The researchers tested the robot with granular materials, such as sand and grains of rice. Once tasked with those assignments, the machine could correctly identify the shape of buried items it encountered. 

This application of sensors in robotics is starkly different from other methods of finding submerged objects. They usually rely on technologies such as radar and ultrasonic vibrations, but do so from above the ground. Plus, those options fall short with differentiation and might have trouble telling people if an object is rock versus bone. 

In their previous work, the team used a tactile sensor called GelSight. It featured a clear gel covered by a reflective membrane that changed its form as objects pressed against it. To the rear of the membrane were a camera and three colors of LED lights. The lights shined through the gel and onto the membrane, and the camera took data about the membrane’s reflection pattern. Finally, computer vision algorithms detected the shape of the object’s area where the finger touched it. 

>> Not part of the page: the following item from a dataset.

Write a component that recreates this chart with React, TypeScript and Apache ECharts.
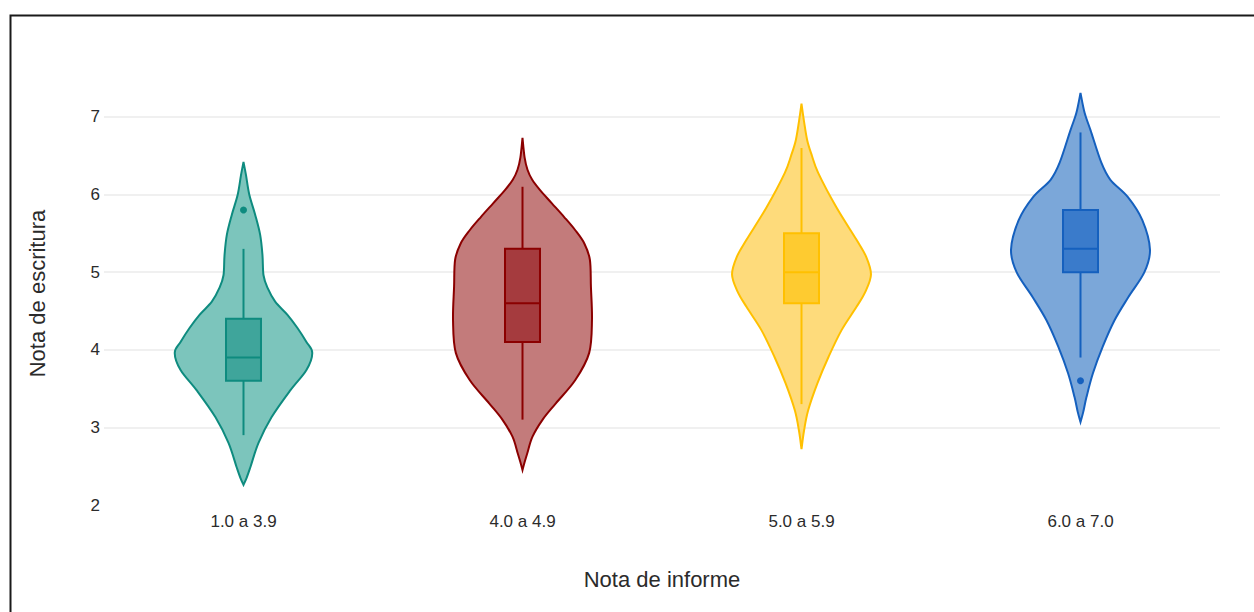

However, the researchers altered the GelSight sensor for this project. They removed most of the LED lights in favor of blue LEDs and colored fluorescent paint. They also trimmed the sensor, making it cylindrical  with a beveled tip. Those changes resulted in a sensor size of about 2 square centimeters — similar to a fingertip. The researchers believe people could eventually use their robot finger to disarm bombs or find buried cables. 

Improved Sensors in Robotics Open Possibilities 

Even though robots have been around for a while, there’s seemingly no limit to what they can do when humans apply their brainpower and innovative perspectives to new projects. These three examples highlight the importance of sensors in robotics, too.  

When people break new ground with sensors used for robots, they simultaneously create new ways to use the machines in ways many others never thought of or considered impossible. Such progress is essential for the continued success of robotic technologies. In addition to keeping the robotics industry robust, these new applications will inspire people currently studying in the field or considering entering it. They’ll then have excellent examples to follow as they pursue work in their own right.